The testbed observer is the cheapest version of the pattern: zero infrastructure, in-process, scenario-bounded. It exists so you can see the pattern at work before deciding which production form fits your stack.

The shape of this pattern — a passive third-party agent that taps wire exchanges and compares observed behavior to a published baseline — draws directly on prior work in two companion specifications:

  • Pratyahara / NERVE — a multi-agent behavioral integrity model where microglial observer agents continuously compare an agent’s output distribution to its baseline fingerprint and flag drift when the distribution diverges. The microglial framing is what justifies passive observation: the observer doesn’t act on traffic, it just records and evaluates.
  • Yathartha (the NERVE jaggedness extension) — a refinement that distinguishes drift (change from a known baseline) from jaggedness (no baseline ever existed). Without that distinction, observers raise false drift flags on tasks the agent was never measured on. Yathartha gives observers the discipline to know when silence is meaningful.

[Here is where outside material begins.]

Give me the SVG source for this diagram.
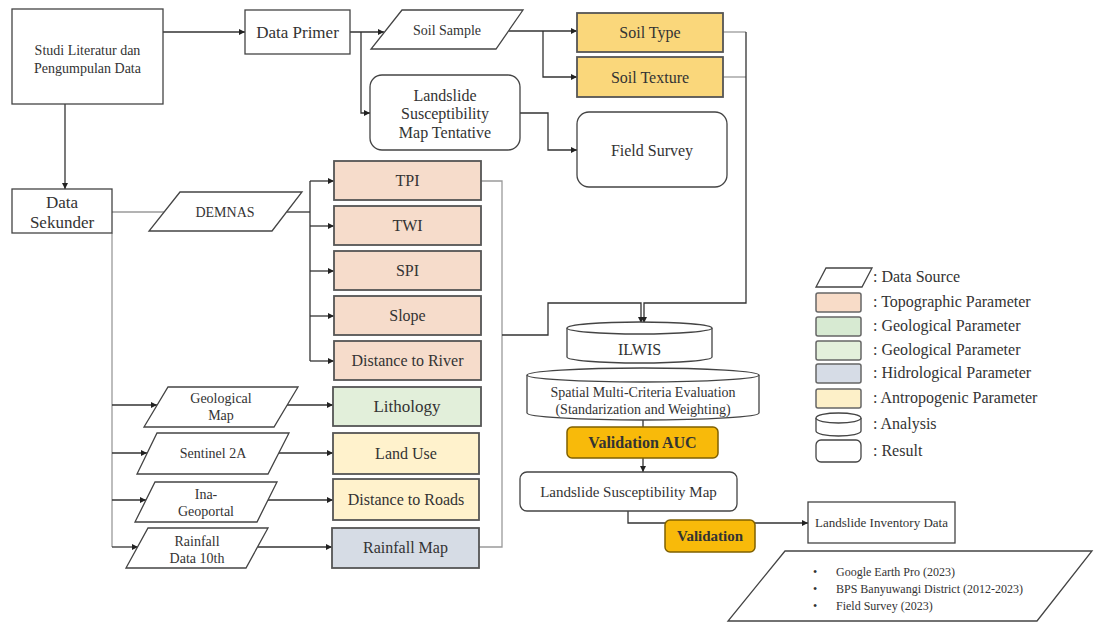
<svg xmlns="http://www.w3.org/2000/svg" width="1094" height="623" viewBox="0 0 1094 623">
<defs>
<marker id="ah" viewBox="0 0 10 10" refX="10" refY="5" markerWidth="6" markerHeight="6" orient="auto" markerUnits="userSpaceOnUse">
<path d="M0,0 L10,5 L0,10 z" fill="#222"/>
</marker>
<style>
text{font-family:"Liberation Serif","Times New Roman",serif;fill:#333;text-anchor:middle}
.box{fill:#fff;stroke:#444;stroke-width:1.3}
.ds{fill:#fff;stroke:#444;stroke-width:1.3}
.topo{fill:#F6DCCB;stroke:#555;stroke-width:1.8}
.geo{fill:#E2EFDA;stroke:#555;stroke-width:1.8}
.antro{fill:#FFF2CC;stroke:#555;stroke-width:1.8}
.hidro{fill:#D6DCE5;stroke:#555;stroke-width:1.8}
.soil{fill:#FAD77B;stroke:#555;stroke-width:1.8}
.val{fill:#F8BA0A;stroke:#7F6000;stroke-width:1.5}
.c{fill:none;stroke:#333;stroke-width:1.3}
.g{fill:none;stroke:#9a9a9a;stroke-width:1.3}
.a{marker-end:url(#ah)}
.t12{font-size:12px}
.t13{font-size:13px}
.t14{font-size:14px}
.t15{font-size:15px}
.t16{font-size:16px}
.t17{font-size:17px}
.lg{font-size:16px;text-anchor:start}
.b{font-weight:bold}
</style>
</defs>
<rect width="1094" height="623" fill="#fff"/>

<g id="connectors">
<path class="c a" d="M163,32 H245"/>
<path class="c a" d="M65,104 V189"/>
<path class="c a" d="M350,32 H384"/>
<path class="c a" d="M361,32 V113 H370"/>
<path class="c a" d="M509,31 H577"/>
<path class="c a" d="M543,31 V77 H577"/>
<path class="c a" d="M520,113 H548 V150 H577"/>
<path class="g" d="M723,32 H746"/>
<path class="g" d="M723,77 H746"/>
<path class="c a" d="M746,32 V303 H644 V323"/>
<path class="g" d="M112,212 H164"/>
<path class="c" d="M287,212 H310"/>
<path class="c" d="M310,181 V361"/>
<path class="c a" d="M310,181 H334"/>
<path class="c a" d="M310,226 H334"/>
<path class="c a" d="M310,271 H334"/>
<path class="c a" d="M310,316 H334"/>
<path class="c a" d="M310,361 H334"/>
<path class="g" d="M481,181 H502 V547 H479"/>
<path class="c a" d="M502,335 H548 V303 H641 V323"/>
<path class="g" d="M112,233 V547"/>
<path class="c a" d="M112,405 H157"/>
<path class="c a" d="M112,453 H147"/>
<path class="c a" d="M112,500 H146"/>
<path class="c a" d="M112,547 H138"/>
<path class="c a" d="M287,405 H333"/>
<path class="c a" d="M279,453 H333"/>
<path class="c a" d="M268,500 H333"/>
<path class="c a" d="M258,547 H332"/>
<path class="c" d="M643,420 V427"/>
<path class="c a" d="M643,458 V472"/>
<path class="c a" d="M628,511 V523 H808"/>
</g>

<g id="studi">
<rect class="box" x="12" y="9" width="151" height="95"/>
<text class="t14" x="87.5" y="55">Studi Literatur dan</text>
<text class="t14" x="87.5" y="73">Pengumpulan Data</text>
</g>
<g id="data-primer">
<rect class="box" x="245" y="10" width="105" height="44"/>
<text class="t17" x="297.5" y="38">Data Primer</text>
</g>
<g id="soil-sample">
<polygon class="ds" points="402,10 523,10 496,49 371,49"/>
<text class="t14" x="447" y="35">Soil Sample</text>
</g>
<g id="soil-type">
<rect class="soil" x="577" y="13" width="146" height="39"/>
<text class="t16" x="650" y="38">Soil Type</text>
</g>
<g id="soil-texture">
<rect class="soil" x="577" y="57" width="146" height="40"/>
<text class="t16" x="650" y="83">Soil Texture</text>
</g>
<g id="lsm-tentative">
<rect class="box" x="370" y="75" width="150" height="75" rx="12"/>
<text class="t16" x="445" y="101">Landslide</text>
<text class="t16" x="445" y="119">Susceptibility</text>
<text class="t16" x="445" y="138">Map Tentative</text>
</g>
<g id="field-survey">
<rect class="box" x="577" y="112" width="150" height="75" rx="12"/>
<text class="t16" x="652" y="156">Field Survey</text>
</g>
<g id="data-sekunder">
<rect class="box" x="12" y="189" width="100" height="44"/>
<text class="t17" x="62" y="208">Data</text>
<text class="t17" x="62" y="228">Sekunder</text>
</g>
<g id="demnas">
<polygon class="ds" points="180,192 302,192 272,231 149,231"/>
<text class="t14" x="225" y="217">DEMNAS</text>
</g>
<g id="tpi">
<rect class="topo" x="334" y="161" width="147" height="39"/>
<text class="t16" x="407.5" y="186">TPI</text>
</g>
<g id="twi">
<rect class="topo" x="334" y="206" width="147" height="39"/>
<text class="t16" x="407.5" y="231">TWI</text>
</g>
<g id="spi">
<rect class="topo" x="334" y="251" width="147" height="39"/>
<text class="t16" x="407.5" y="276">SPI</text>
</g>
<g id="slope">
<rect class="topo" x="334" y="296" width="147" height="39"/>
<text class="t16" x="407.5" y="321">Slope</text>
</g>
<g id="dist-river">
<rect class="topo" x="334" y="341" width="147" height="39"/>
<text class="t16" x="407.5" y="366">Distance to River</text>
</g>
<g id="geological-map">
<polygon class="ds" points="168,387 298,387 274,427 144,427"/>
<text class="t14" x="221" y="403">Geological</text>
<text class="t14" x="221" y="420">Map</text>
</g>
<g id="lithology">
<rect class="geo" x="333" y="387" width="148" height="39"/>
<text class="t17" x="407" y="412">Lithology</text>
</g>
<g id="sentinel">
<polygon class="ds" points="157,433 289,433 268,474 137,474"/>
<text class="t14" x="213" y="458">Sentinel 2A</text>
</g>
<g id="land-use">
<rect class="antro" x="333" y="433" width="146" height="41"/>
<text class="t16" x="406" y="459">Land Use</text>
</g>
<g id="ina-geoportal">
<polygon class="ds" points="155,482 277,482 257,522 135,522"/>
<text class="t14" x="206" y="499">Ina-</text>
<text class="t14" x="206" y="516">Geoportal</text>
</g>
<g id="dist-roads">
<rect class="antro" x="333" y="479" width="146" height="41"/>
<text class="t16" x="406" y="505">Distance to Roads</text>
</g>
<g id="rainfall-data">
<polygon class="ds" points="148,528 268,528 246,568 126,568"/>
<text class="t14" x="197" y="546">Rainfall</text>
<text class="t14" x="197" y="563">Data 10th</text>
</g>
<g id="rainfall-map">
<rect class="hidro" x="332" y="528" width="147" height="40"/>
<text class="t16" x="405.5" y="553">Rainfall Map</text>
</g>
<g id="ilwis">
<path class="box" d="M567,328 V357 A72.5,6 0 0 0 712,357 V328"/>
<ellipse class="box" cx="639.5" cy="328" rx="72.5" ry="6"/>
<text class="t16" x="639.5" y="355">ILWIS</text>
</g>
<g id="smce">
<path class="box" d="M527,375 V413 A116,7 0 0 0 759,413 V375"/>
<ellipse class="box" cx="643" cy="375" rx="116" ry="7"/>
<text class="t14" x="643" y="397">Spatial Multi-Criteria Evaluation</text>
<text class="t14" x="643" y="414">(Standarization and Weighting)</text>
</g>
<g id="validation-auc">
<rect class="val" x="567" y="427" width="151" height="31" rx="5"/>
<text class="t16 b" x="642.5" y="448">Validation AUC</text>
</g>
<g id="lsm">
<rect class="box" x="520" y="472" width="217" height="39" rx="7"/>
<text class="t15" x="628.5" y="497">Landslide Susceptibility Map</text>
</g>
<g id="validation">
<rect class="val" x="665" y="520" width="90" height="32" rx="5"/>
<text class="t15 b" x="710" y="541">Validation</text>
</g>
<g id="inventory">
<rect class="box" x="808" y="502" width="147" height="41"/>
<text class="t13" x="881.5" y="527">Landslide Inventory Data</text>
</g>
<g id="sources">
<polygon class="ds" points="785,551 1092,551 1037,621 728,621"/>
<text class="t12" x="815" y="576">•</text>
<text class="t12" x="815" y="593">•</text>
<text class="t12" x="815" y="610">•</text>
<text class="t12" x="836" y="576" style="text-anchor:start">Google Earth Pro (2023)</text>
<text class="t12" x="836" y="593" style="text-anchor:start">BPS Banyuwangi District (2012-2023)</text>
<text class="t12" x="836" y="610" style="text-anchor:start">Field Survey (2023)</text>
</g>

<g id="legend">
<polygon class="ds" points="826,268 872,268 862,287 816,287"/>
<text class="lg" x="873" y="282">: Data Source</text>
<rect x="816" y="293" width="45" height="19" rx="2" fill="#F8DCC8" stroke="#666" stroke-width="1.5"/>
<text class="lg" x="873" y="307">: Topographic Parameter</text>
<rect x="816" y="317" width="45" height="19" rx="2" fill="#D7EAD2" stroke="#666" stroke-width="1.5"/>
<text class="lg" x="873" y="331">: Geological Parameter</text>
<rect x="816" y="341" width="45" height="19" rx="2" fill="#E3F0DB" stroke="#666" stroke-width="1.5"/>
<text class="lg" x="873" y="355">: Geological Parameter</text>
<rect x="816" y="364" width="45" height="19" rx="2" fill="#D6DCE6" stroke="#666" stroke-width="1.5"/>
<text class="lg" x="873" y="378">: Hidrological Parameter</text>
<rect x="816" y="389" width="45" height="19" rx="2" fill="#FDF0C8" stroke="#666" stroke-width="1.5"/>
<text class="lg" x="873" y="403">: Antropogenic Parameter</text>
<path class="box" d="M816,418 V431 A22.5,5 0 0 0 861,431 V418"/>
<ellipse class="box" cx="838.5" cy="418" rx="22.5" ry="5"/>
<text class="lg" x="873" y="429">: Analysis</text>
<rect class="box" x="816" y="440" width="45" height="22" rx="5"/>
<text class="lg" x="873" y="456">: Result</text>
</g>
</svg>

The testbed observer is the generic shape only — it doesn’t commit to either the fingerprint algorithm or the capability-surface model. You attach the semantic validator your protocol needs; the testbed gives you the wire-level traffic tap to plug it into.

Implementation files in the a2a-testbed repo:

The live playground at https://a2a-testbed.com renders the pattern interactively: Scenario mode, Add Observer toggle.

The spec doesn’t have an observer; production already needs one for any non-trivial multi-agent invariant; the testbed offers it as a scenario-runner role you can attach to any flow. When the spec eventually adds something equivalent (or when service-mesh integrations standardize), the testbed’s observer gets supplemented, not replaced — same plug-points, just wired to a different source of traffic.